The SD party should distance itself from the daily political chasing of shadows and fighting with the windmills
Former SD party president Igor Lukšič believes that SD should build something that it previously already had, and still has bits of – the ability to govern. “We should move away from the daily political chasing of shadows and the fighting with windmills, into setting up a serious alternative to the march of conservatism in society and politics,” he wrote. He explained that the security of the state is a serious issue that requires a strong stance and a clear articulation of the position in this regard, and the SD party has already chosen its position here, as it has led the defence department in the past.
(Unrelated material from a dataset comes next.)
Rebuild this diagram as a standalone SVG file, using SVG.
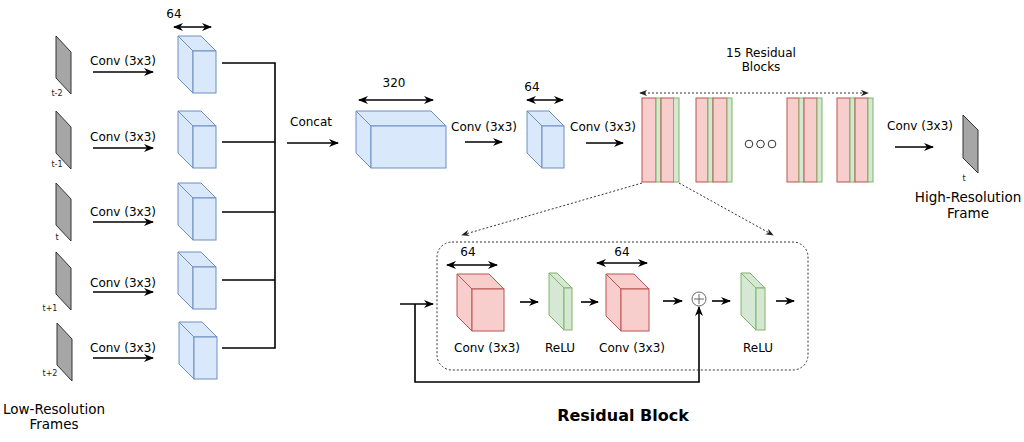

Political scientist Miro Haček wrote for Delo that under the leadership of the SD’s Department of Defence, some of the policies have already been adopted in the past and will now be implemented. “Therefore, opposing something you advocated a few months ago and thus joining your political competition is unusual,” he explained. He went on to say that he believes that copying the decisions of the Levica party makes the SD party seem fake and makes the Levica party the original. Due to Levica’s ideology and sharpness of their ideas, however, the SD party would not be able to compete with them. “We should cover the space that is more in the centre, or the centre-left, where the SD already was,” he added.
Fajon responded to the accusations, saying that this is not the right time for investments in the army
While the military has been severely underfunded for the past ten years, Fajon responded to the opposing opinions that have formed within the party, by saying that the SD party would otherwise support the investment, but at the moment, it sees too much uncertainty in the society. Regardless of the fact that the government has also allocated funds for healthcare, economic aid, job preservation and development, in addition to the army, Fajon insists on the radicalisation and unity with the Levica party, saying that the army is not important at the moment. “At the height of the epidemic and in the midst of the economic crisis, the procurement of arms is not our priority,” she said. However, the epidemic seems to have become Fajon’s tool for gaining political points on the left pole, as until a few months ago, she was not concerned with the epidemic at all, and even supported anti-government protests. Judging by the response, the prominent members of the Social Democrats also disagree with the aforementioned politicisation of ideas and the party constantly changing its mind.